The Supreme Court should affirm the lower court’s decision to dismiss Rep. Mike Bost’s lawsuit challenging mail-in voting in Illinois, according to an amicus brief filed by CREW behalf of a bipartisan group of former secretaries of state.

In May 2022, Rep. Bost filed a lawsuit against the Illinois State Board of Elections, arguing that the state’s two-week grace period for receiving and counting mail ballots postmarked by Election Day violates the federal law establishing “Election Day.” Bost’s lawsuit also contended that the two-week grace period causes harm to his candidacy because mail-in voting generally benefits his opponents, the deadline forces him to expend additional campaign resources, and because the alleged unreliability of mail ballots received after Election Day causes harm to the electorate as a whole. Since then, two lower courts have ruled that Bost does not have legal standing to sue.

The amicus brief shows that “mail-in voting is a safe and effective tool that makes it easier for qualified electors across the political spectrum to vote.” Based on their expertise and experience as election administrators, the former secretaries of state can corroborate that Illinois rigorously enforces measures to ensure only qualified registered voters are voting by mail and works with USPS to employ numerous measures to track mail-in ballots.

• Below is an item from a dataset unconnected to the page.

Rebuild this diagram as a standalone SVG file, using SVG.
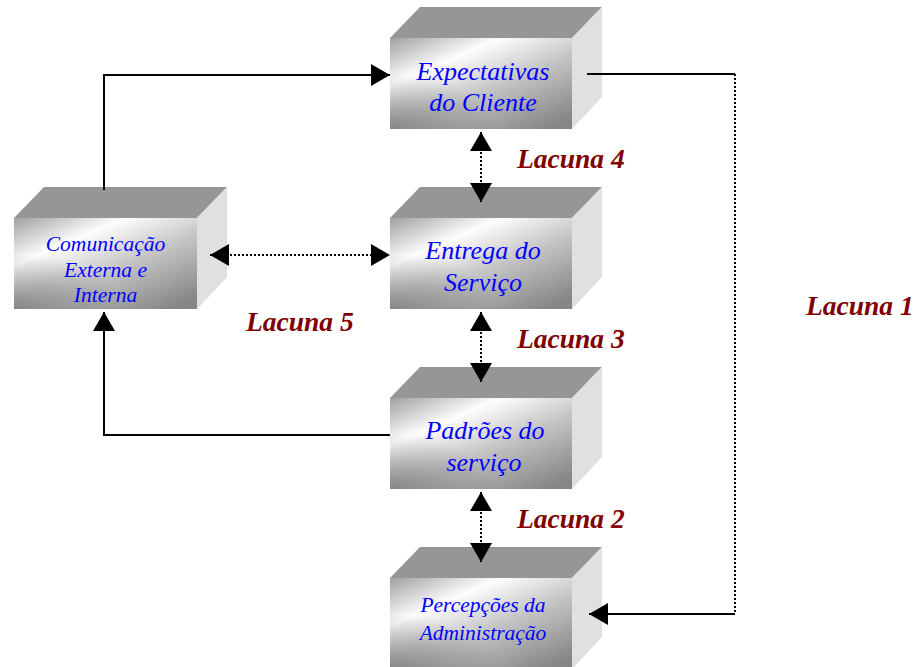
<svg xmlns="http://www.w3.org/2000/svg" width="917" height="667" viewBox="0 0 917 667">
  <style>
    .top { fill: #969696; }
    .side { fill: #e0e0e0; }
    .front { fill: url(#faceGrad); }
    .shade { fill: url(#cornerShade); }
    .label { font-family: "Liberation Serif", "Times New Roman", serif; font-style: italic; fill: #0000ff; text-anchor: middle; }
    .big { font-size: 26px; }
    .small { font-size: 21.5px; }
    .gap { font-family: "Liberation Serif", "Times New Roman", serif; font-style: italic; font-weight: bold; font-size: 27.5px; fill: #800000; }
    .solid { fill: none; stroke: #000; stroke-width: 2; }
    .dotted { fill: none; stroke: #000; stroke-width: 2; stroke-dasharray: 2 2; }
  </style>
  <defs>
    <linearGradient id="faceGrad" x1="0" y1="0" x2="0.85" y2="1">
      <stop offset="0" stop-color="#a0a0a0"/>
      <stop offset="0.3" stop-color="#fdfdfd"/>
      <stop offset="0.6" stop-color="#c4c4c4"/>
      <stop offset="1" stop-color="#868686"/>
    </linearGradient>
    <radialGradient id="cornerShade" cx="0" cy="1" r="0.6">
      <stop offset="0" stop-color="#707070" stop-opacity="0.75"/>
      <stop offset="1" stop-color="#707070" stop-opacity="0"/>
    </radialGradient>
    <marker id="head" viewBox="0 0 19 22" refX="19" refY="11" markerWidth="19" markerHeight="22" markerUnits="userSpaceOnUse" orient="auto-start-reverse">
      <path d="M0,0 L19,11 L0,22 Z" fill="#000"/>
    </marker>
  </defs>

  <!-- boxes -->
  <g id="expectativas">
    <polygon class="top" points="390,38 420,7 602,7 572,38"/>
    <polygon class="side" points="572,38 602,7 602,97 572,129"/>
    <rect class="front" x="390" y="38" width="182" height="91"/>
    <rect class="shade" x="390" y="38" width="182" height="91"/>
    <text class="label big" x="483" y="80">Expectativas</text>
    <text class="label big" x="483" y="111">do Cliente</text>
  </g>

  <g id="comunicacao">
    <polygon class="top" points="14,218 44,187 227,187 197,218"/>
    <polygon class="side" points="197,218 227,187 227,277 197,309"/>
    <rect class="front" x="14" y="218" width="183" height="91"/>
    <rect class="shade" x="14" y="218" width="183" height="91"/>
    <text class="label small" x="105.5" y="251">Comunicação</text>
    <text class="label small" x="105.5" y="277">Externa e</text>
    <text class="label small" x="105.5" y="302">Interna</text>
  </g>

  <g id="entrega">
    <polygon class="top" points="390,218 420,187 602,187 572,218"/>
    <polygon class="side" points="572,218 602,187 602,277 572,309"/>
    <rect class="front" x="390" y="218" width="182" height="91"/>
    <rect class="shade" x="390" y="218" width="182" height="91"/>
    <text class="label big" x="483" y="259">Entrega do</text>
    <text class="label big" x="483" y="291">Serviço</text>
  </g>

  <g id="padroes">
    <polygon class="top" points="390,398 420,367 602,367 572,398"/>
    <polygon class="side" points="572,398 602,367 602,457 572,489"/>
    <rect class="front" x="390" y="398" width="182" height="91"/>
    <rect class="shade" x="390" y="398" width="182" height="91"/>
    <text class="label big" x="485" y="439">Padrões do</text>
    <text class="label big" x="484" y="471">serviço</text>
  </g>

  <g id="percepcoes">
    <polygon class="top" points="390,578 420,547 602,547 572,578"/>
    <polygon class="side" points="572,578 602,547 602,637 572,669"/>
    <rect class="front" x="390" y="578" width="182" height="91"/>
    <rect class="shade" x="390" y="578" width="182" height="91"/>
    <text class="label small" x="483" y="612">Percepções da</text>
    <text class="label small" x="483" y="640">Administração</text>
  </g>

  <!-- connectors, drawn over the boxes so the heads sit on the faces -->
  <g id="connectors">
    <polyline class="solid" points="104,190 104,75 390,75" marker-end="url(#head)"/>
    <polyline class="solid" points="587,74 735,74"/>
    <polyline class="dotted" points="735,74 735,614"/>
    <polyline class="solid" points="735,614 589,614" marker-end="url(#head)"/>
    <polyline class="solid" points="390,435 104,435 104,312" marker-end="url(#head)"/>
    <line class="dotted" x1="481" y1="132" x2="481" y2="202" marker-start="url(#head)" marker-end="url(#head)"/>
    <line class="dotted" x1="481" y1="312" x2="481" y2="382" marker-start="url(#head)" marker-end="url(#head)"/>
    <line class="dotted" x1="481" y1="492" x2="481" y2="562" marker-start="url(#head)" marker-end="url(#head)"/>
    <line class="dotted" x1="210" y1="255" x2="390" y2="255" marker-start="url(#head)" marker-end="url(#head)"/>
  </g>

  <!-- gap labels -->
  <g id="lacunas">
    <text class="gap" x="517" y="168">Lacuna 4</text>
    <text class="gap" x="517" y="348">Lacuna 3</text>
    <text class="gap" x="517" y="528">Lacuna 2</text>
    <text class="gap" x="246" y="331">Lacuna 5</text>
    <text class="gap" x="806" y="315">Lacuna 1</text>
  </g>
</svg>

The brief also emphasizes that “all available empirical evidence confirms that instances of fraudulent mail-in voting are exceedingly rare,” and that mail-in voting does not harm political candidates’ pocketbooks nor does it benefit or disadvantage any particular political party or candidate, countering Bost’s claims of unreliability and harm done to him and voters. The Supreme Court should affirm the lower court’s decision and allow Illinois’ mail-in voting law to remain in effect.